Following the Great Recession in 2007-09, housing prices only slightly increased from year to year for about a decade. However, Hall said houses gain about 4% value per year, so the prices buyers see today are more in line with what they would have been if not for the Great Recession.

“While we may see that houses are not going to keep appreciating in the volume that they are right now, 10% and 20% year over year, it’s going to slow back down to 4%, but it’s not going to severely dip,” Hall said. “It’s not going to go back to normal.”


Master-planned communities Bridgeland, Marvida and Avalon at Cypress are expected to add the most single-family homes to Cypress in the next decade at 3,478, 2,588 and 1,684, respectively, according to PASA.

Interest rate effects

The Houston metro’s median single-family home value rose 16% from May 2021 to May 2022 and is now the highest on record at $351,000 despite fewer sales year over year, according to HAR. Rising interest rates are expected to be a large cause of declining property sales.

Dean said those who have purchased homes in the past two years were able to afford higher prices because interest rates dropped to historic lows. Monthly housing costs were about the same as they would have been historically for a less expensive home at a higher interest rate, he said.


However, since the start of the year, interest rates have been trending up again and are now even higher than they were before the pandemic. According to Freddie Mac, the U.S. average 30-year fixed-rate mortgage was 3.11% at the end of 2021 and rose to 5.78% by mid-June.



Dean said this trend could contribute to a pivot to a more balanced market in the coming months.

“Even just being a balanced market would be extremely more favorable for buyers than anything buyers have experienced in two years at this rate,” he said. “So I wouldn’t be surprised if that kind of evolves over the balance of this year, just as increased interest rates do kind of what the federal government intended for them to do, which is slow down a frothy, hot economy and drop the hot housing market and related pricing.”

Affordability concerns

As housing prices and interest rates continue to rise, experts said fewer people could be able to afford homes. Hall said many first-time homebuyers are not able to compete with prices on the market at this time.

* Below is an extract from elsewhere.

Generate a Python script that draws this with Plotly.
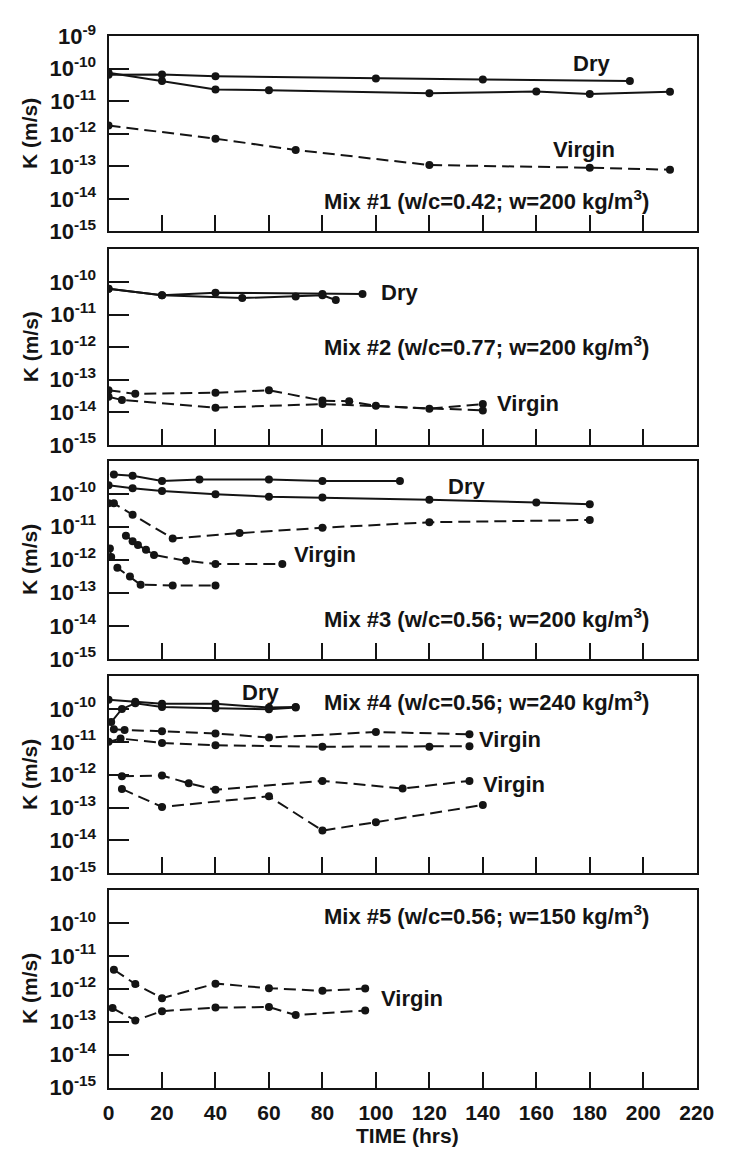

According to HAR’s Housing Affordability Index, only 30% of Cypress households earn the minimum qualifying income of $103,200 to afford the median home price of $395,000. This minimum qualifying income rose about 25.9% in just one year, similar to the national increase of 26.5%.



While HAR reports the Cypress and Jersey Village submarkets have higher median home prices than the national median home price of $368,200, officials from HAR said about 47% of residents in the Greater Houston region could afford the metro’s median home price of $330,800.

“We do have inventory that is below that, so don’t just assume that you’re one of those 53% who can’t qualify based on your income,” HAR Chair Jennifer Wauhob said.

While the entry-level price point in northwest Houston was previously about $150,000, now it is anything under $300,000, Hall said. Of the homes sold in Cy-Fair this April, about 38% were more than $300,000. Less than 2% sold for under $150,000, according to data from The Baker Foreman Team.

Local prices seem more affordable, however, to clients moving from states where housing is more expensive, such as California, New York and Michigan, Hall said.

“Affordability is definitely becoming a problem, but then we’ve got this influx of people coming in from out of town, ... our prices look great to them,” she said.

While homes in the Houston region may seem out of reach for many of its residents, Dean agreed Houston maintains its status as affordable when compared to other major metros across the state and the U.S.

“It is less affordable here than it used to be, but still relative to other housing markets, it is affordable. This market just used to be an amazingly affordable market, and it’s not quite that anymore,” Dean said.

Hunter Marrow and George Wiebe contributed to this report.